Saturday, August 16, 2014

Ambrose Evans-Pritchard Proposes the Lira for Italy. And a Drachma for Greece?

Ambrose Evans-Pritchard dropped a bit of a bombshell when he proposed in this article that "Italy must bring back to lira to end depression" ("Italy must look after itself. It can recover only if it breaks free from the EMU trap, retakes control of its sovereign policy instruments and redominates its debts into lira, with capital controls until the dust settles"). His supporting argumentation is, as always, powerful. What goes for Italy, does it also go for Greece?
This is AERs most important point: "I do not wish to revisit the stale debate over why Italy kept losing labour competitiveness against Germany for a decade and a half, except to say that it proves just how hard it is to bend Europe's deeply-rooted cultures to the demands of a currency experiment".

Sadly, exactly this point had been made almost 5 years before the launching of the Euro, at a time when the experiment could still have been avoided. Prof. Ralf Dahrendorf, later Lord Dahrendorf, one of Europe's great liberal thinkers of whom one would have expected total support for the planned common currency, said in an 1995 interview with Der Spiegel the following: "The common currency project drills the countries to German behavior, but not all countries want to behave like Germans do. For Italy, periodic devaluations are much more useful than a fixed exchange rate and for France, higher government expenditures are more meaningful than a rigid adherence to stability criteria (which are, above all, an advantage for Germany)".

That 'cultural' argument, to me, carries more weight than any technical argument which economists may come up with.

The key difference between Italy (and France) and Greece is that Italy (and France) has huge industrial potential: "We forget that Italy used to run a trade surplus with Germany in the pre-EMU days. The north Italian industries were viewed as formidable competitors, whenever the lira was weak. It is an incontrovertible fact that Italy’s 14-year disaster coincides with EMU membership. This does not prove causality. It suggests that EMU set off a very destructive dynamic for Italy's particular circumstances, and is strong evidence that EMU now prevents the country from breaking out of the trap. In a damning report, it was shown how Italy's productivity growth and competitiveness faltered each time it pegged its currency to Germany over the past 40 years. It roared back with each devaluation".

So Italy is clearly a case where existing potential is being damaged by the common currency. France probably, too. 

I am not sure that one can make that case for Greece as well. Greece never had any substantial industrial potential (and, in the case of Greece, I am thinking of middle-market manufacturing and not of big industry). If some form of industrial potential needs to be built up, Greece may have a better chance to accomplish that with the Euro than with a local currency. 

Some of my Greek friends argue that Greece will eventually have to return to the Drachma and the old way of doing things: cheap tourism, shipping, a fair measure of moving up in the economic value creation chain and, of course, money printing. Anything else, so they say, does not fit the Greek culture.

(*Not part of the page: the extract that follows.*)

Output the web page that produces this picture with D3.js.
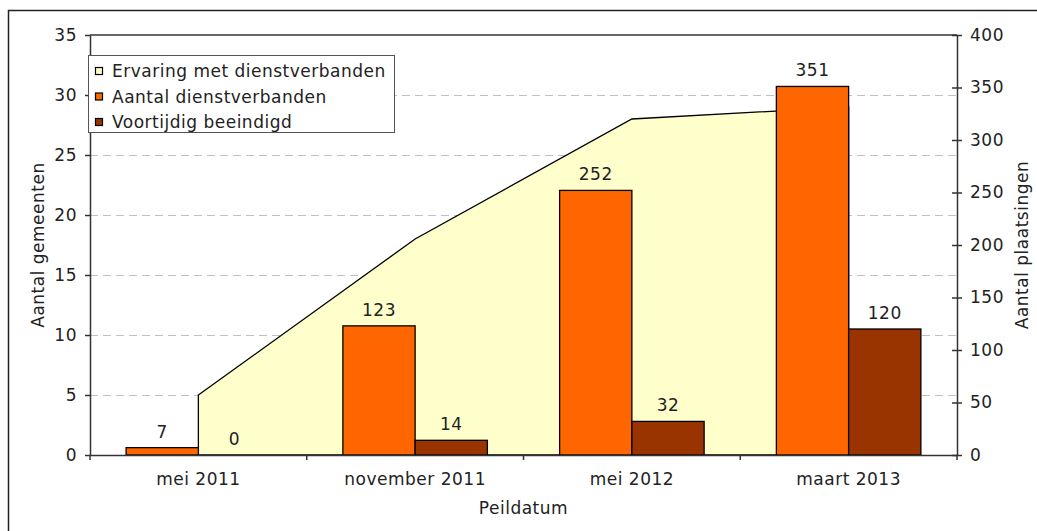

Maybe yes, maybe no. On the other hand, one has to consider that Greece, in the last years, has made an enormous investment, or rather sacrifice (austerity, reforms, etc.), into a cultural change; a better life with a common and hard currency. 

Off the bat, I would argue that attempting to change a culture with the instrument of a common currency is an experiment which I wouldn't bet my money on. But, then, I would have thought 4 years ago that Greeks would never be prepared to bear the cost associated with the 'drill to German behavior'. Today, I am surprised and stand corrected. Greeks are always good for surprises. Who knows? Perhaps Greece will, indeed, manage to eventually use the common currency for its benefit and not only for its suffering?


  1. Italy and France have huge industrial potential as already said, so AEP's perception is good, especially in relation to a chronic-peculiar stagnation of Italian economy.
    Italy's current account is around 2 bil € in May and foreign trade is positive around 14 bil in June.

    Current account, balance of payments, even budget execution from 2000-2010 were in much better condition compared to Greek performance.

    Debt however is too high but italian banks administrate a share of it.

    NPL increased

    but this create opportunities.

    Italy also is one of the largests holders of gold.

    Italian banks deal with problems however have good CAR, the leverage of top 5 is among 10-18 and CIR (as opposed to Deutche Bank you have mentioned) is among 48- 60%!

    A restructuring in Italy's debt lets say could be easiest than in case of Greece and without taking a notice?


    1. Well, I must admit surprise. I hadn't looked at Italian figures in a long time and the last time I looked I recalled deficits in trade and current accounts. Instead, I now see that their external numbers are booming. That doesn't match up with what AEP wrote in his article. I will better stick to Greece...


    Probably you would know the proverb, or you may use it in Austria:

    "If you not praise your house, this will fall and crush you"

    But what is happening with Austria?

    Some think to introduce taxes on inheritance and a "millionaires tax" on the super rich, others like former finance minister saying instead of cutting taxes to focus on cutting debt.

    And of course, Austrian to have orientation in Berlin not ( for God sake!) to Athens.